* _GIVEN INSTRUCTION_:
Print the records below exactly, from the line containing "What Altair code" down to the line containing "import pandas as pd", both lines included, and omit every picture.

* _INFORMATION SUPPLIED_:
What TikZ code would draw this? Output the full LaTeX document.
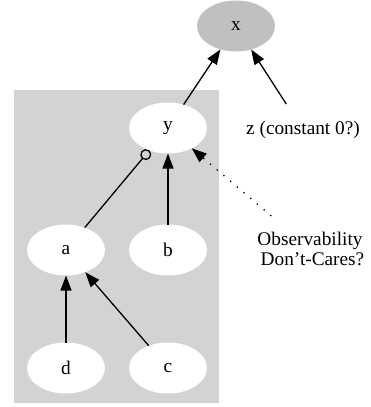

---

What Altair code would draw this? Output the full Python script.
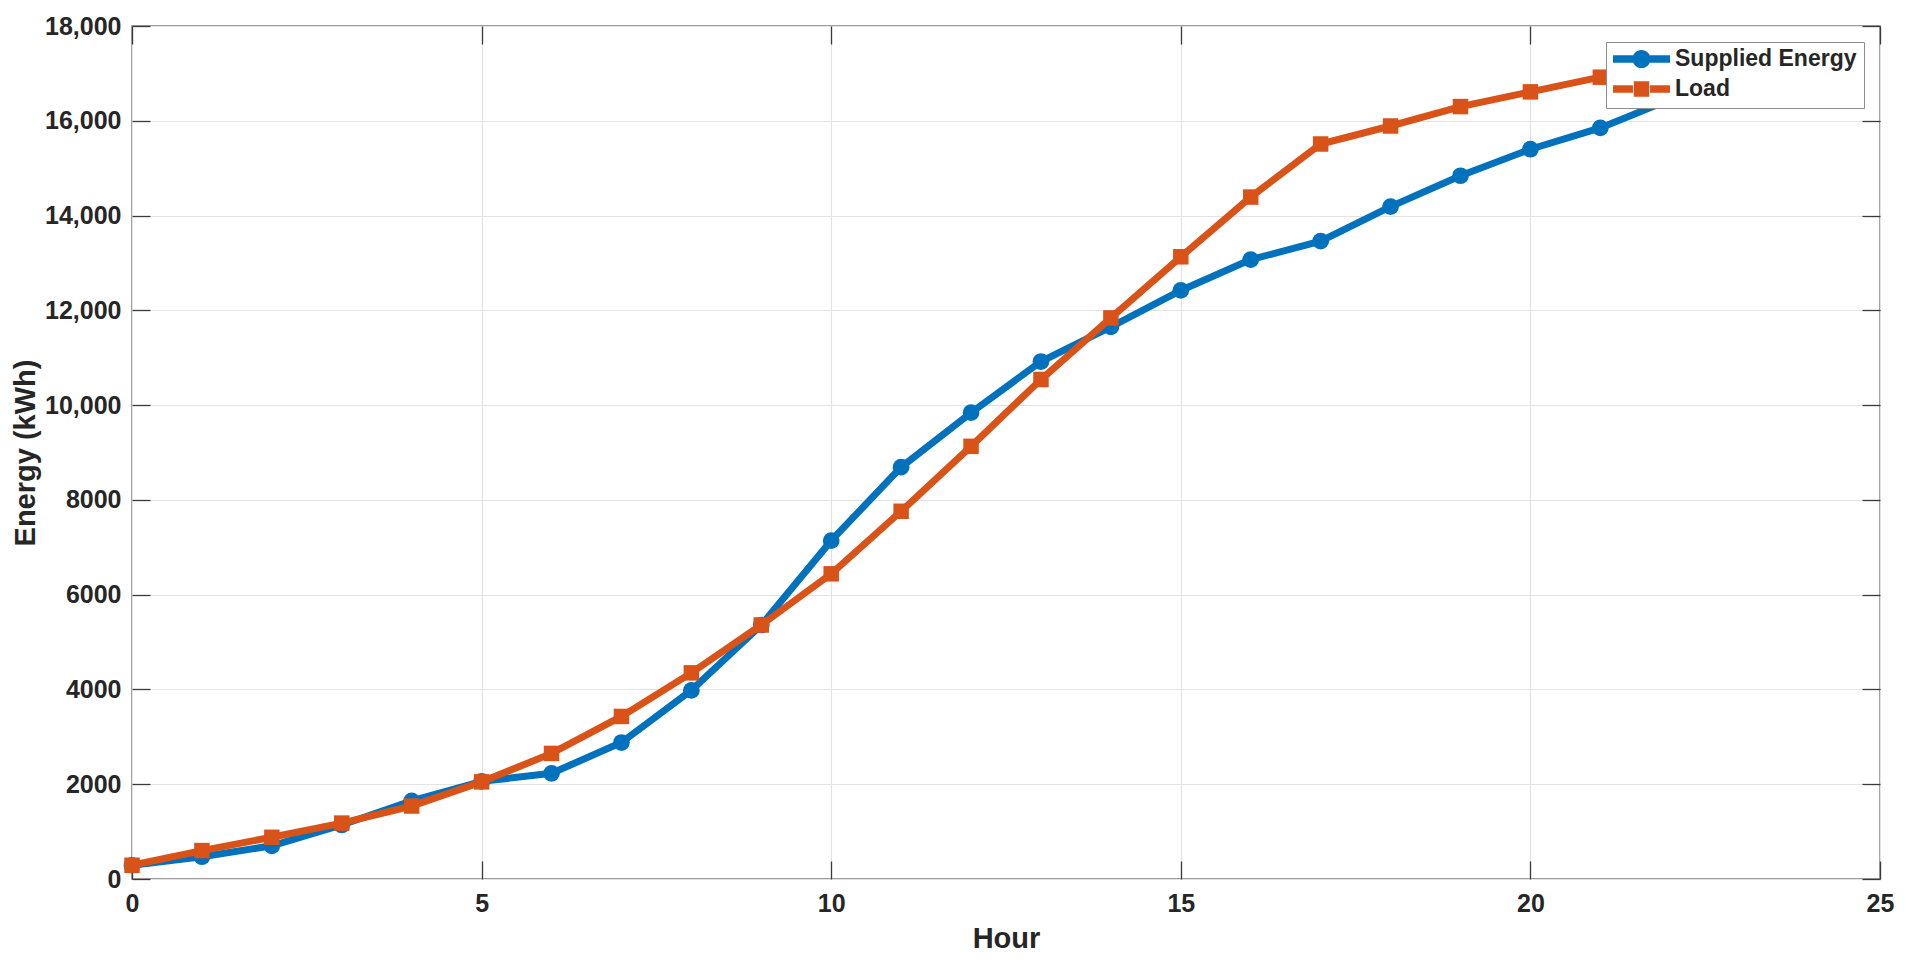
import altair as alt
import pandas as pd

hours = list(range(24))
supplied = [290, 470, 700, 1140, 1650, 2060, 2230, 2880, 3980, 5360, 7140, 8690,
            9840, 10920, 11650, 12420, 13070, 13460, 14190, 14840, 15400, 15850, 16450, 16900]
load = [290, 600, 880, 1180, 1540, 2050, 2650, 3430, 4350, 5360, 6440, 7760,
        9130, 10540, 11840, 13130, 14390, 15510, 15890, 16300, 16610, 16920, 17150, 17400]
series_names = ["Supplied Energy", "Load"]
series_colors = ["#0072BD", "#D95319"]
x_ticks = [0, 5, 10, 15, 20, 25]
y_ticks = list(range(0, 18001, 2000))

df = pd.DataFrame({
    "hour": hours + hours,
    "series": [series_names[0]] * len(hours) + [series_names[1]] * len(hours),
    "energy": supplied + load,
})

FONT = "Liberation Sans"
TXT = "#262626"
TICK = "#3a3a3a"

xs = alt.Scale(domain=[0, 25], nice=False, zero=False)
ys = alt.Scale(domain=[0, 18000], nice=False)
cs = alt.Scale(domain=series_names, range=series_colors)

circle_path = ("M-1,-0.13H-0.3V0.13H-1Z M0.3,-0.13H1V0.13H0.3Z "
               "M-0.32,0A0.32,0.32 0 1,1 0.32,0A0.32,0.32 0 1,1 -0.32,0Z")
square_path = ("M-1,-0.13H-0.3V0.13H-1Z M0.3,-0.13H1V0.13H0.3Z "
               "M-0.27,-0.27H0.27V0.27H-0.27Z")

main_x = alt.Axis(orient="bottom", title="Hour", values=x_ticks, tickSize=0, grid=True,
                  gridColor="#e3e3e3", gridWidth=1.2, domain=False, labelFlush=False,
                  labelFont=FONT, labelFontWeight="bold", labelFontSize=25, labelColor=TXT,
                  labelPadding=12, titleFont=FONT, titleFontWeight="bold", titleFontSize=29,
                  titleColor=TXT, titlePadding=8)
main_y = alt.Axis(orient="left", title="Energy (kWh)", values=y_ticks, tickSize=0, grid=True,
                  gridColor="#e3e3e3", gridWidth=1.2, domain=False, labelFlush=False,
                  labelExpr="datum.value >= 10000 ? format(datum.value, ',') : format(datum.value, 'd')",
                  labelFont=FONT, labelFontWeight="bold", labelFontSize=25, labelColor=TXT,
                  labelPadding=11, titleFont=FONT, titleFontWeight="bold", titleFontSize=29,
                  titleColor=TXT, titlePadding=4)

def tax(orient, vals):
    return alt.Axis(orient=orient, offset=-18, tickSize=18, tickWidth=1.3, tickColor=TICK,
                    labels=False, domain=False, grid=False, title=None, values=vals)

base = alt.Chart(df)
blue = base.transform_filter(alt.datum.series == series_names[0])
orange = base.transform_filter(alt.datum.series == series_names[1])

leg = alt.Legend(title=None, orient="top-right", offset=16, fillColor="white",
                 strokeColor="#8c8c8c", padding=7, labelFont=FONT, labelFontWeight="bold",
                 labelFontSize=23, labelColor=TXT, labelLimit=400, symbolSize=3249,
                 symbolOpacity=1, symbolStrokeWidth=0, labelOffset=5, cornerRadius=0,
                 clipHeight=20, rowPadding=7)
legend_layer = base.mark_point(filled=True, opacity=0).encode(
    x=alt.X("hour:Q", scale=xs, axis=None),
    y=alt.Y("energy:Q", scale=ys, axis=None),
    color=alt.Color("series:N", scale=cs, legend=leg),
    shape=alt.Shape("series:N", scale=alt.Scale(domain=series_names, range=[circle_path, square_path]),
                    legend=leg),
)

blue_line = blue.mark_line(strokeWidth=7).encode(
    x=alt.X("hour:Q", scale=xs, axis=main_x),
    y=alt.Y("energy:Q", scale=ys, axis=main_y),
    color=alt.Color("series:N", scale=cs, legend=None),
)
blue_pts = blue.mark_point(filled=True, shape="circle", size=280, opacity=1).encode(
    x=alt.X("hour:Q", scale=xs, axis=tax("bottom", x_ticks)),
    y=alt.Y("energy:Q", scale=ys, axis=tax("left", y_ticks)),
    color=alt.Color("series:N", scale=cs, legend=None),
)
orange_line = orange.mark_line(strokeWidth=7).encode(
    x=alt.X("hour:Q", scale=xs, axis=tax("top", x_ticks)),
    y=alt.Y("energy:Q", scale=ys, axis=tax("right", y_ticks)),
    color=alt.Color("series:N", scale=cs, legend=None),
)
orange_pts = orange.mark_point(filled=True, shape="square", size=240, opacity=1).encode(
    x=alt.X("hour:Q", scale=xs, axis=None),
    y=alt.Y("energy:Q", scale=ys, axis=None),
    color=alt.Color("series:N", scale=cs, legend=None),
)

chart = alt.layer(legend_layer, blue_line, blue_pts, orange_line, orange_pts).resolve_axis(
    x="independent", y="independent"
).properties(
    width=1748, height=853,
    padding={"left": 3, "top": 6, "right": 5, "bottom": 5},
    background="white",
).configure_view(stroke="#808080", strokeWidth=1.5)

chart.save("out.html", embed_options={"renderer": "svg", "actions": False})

* _EXPECTED ANSWER_:
What Altair code would draw this? Output the full Python script.
import altair as alt
import pandas as pd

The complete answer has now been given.